Abstract

Spatial distribution of canopy N status is the primary information needed for precision management of N fertilizer. This study demonstrated the feasibility of a simple spectral index (SI) using the first derivative of canopy reflectance spectrum at 735 nm (dR/dλ|735) to assess N concentration of rice (Oryza sativa L.) plants, and then validated the applicability of a simplified imaging system based on the derived spectral model from the dR/dλ|735 relationship in mapping canopy N status within field. Results showed that values of dR/dλ|735 were linearly related to plant N concentrations measured at the panicle formation stage.
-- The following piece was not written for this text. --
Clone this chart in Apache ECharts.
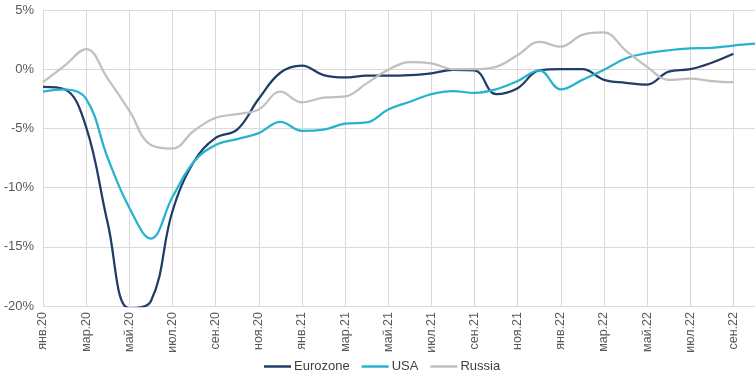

The leaf N accumulation per unit ground area was better fitted than other ratio-based SIs, such as simple ratio vegetation index (SRVI), normalized difference vegetation index (NDVI), R810/R560, and (R1100 − R660)/(R1100 + R660), and remained valid when pooling more data from different cropping seasons in varied years and locations. A simplified imaging system was assembled and mounted on a mobile lifter and a helicopter to take spectral imageries for mapping canopy N status within fields. Results indicated that the imaging system was able to provide field maps of canopy N status with reasonable accuracy (r = 0.465–0.912, root mean standard error [RMSE] = 0.100–0.550) from both remote sensing platforms.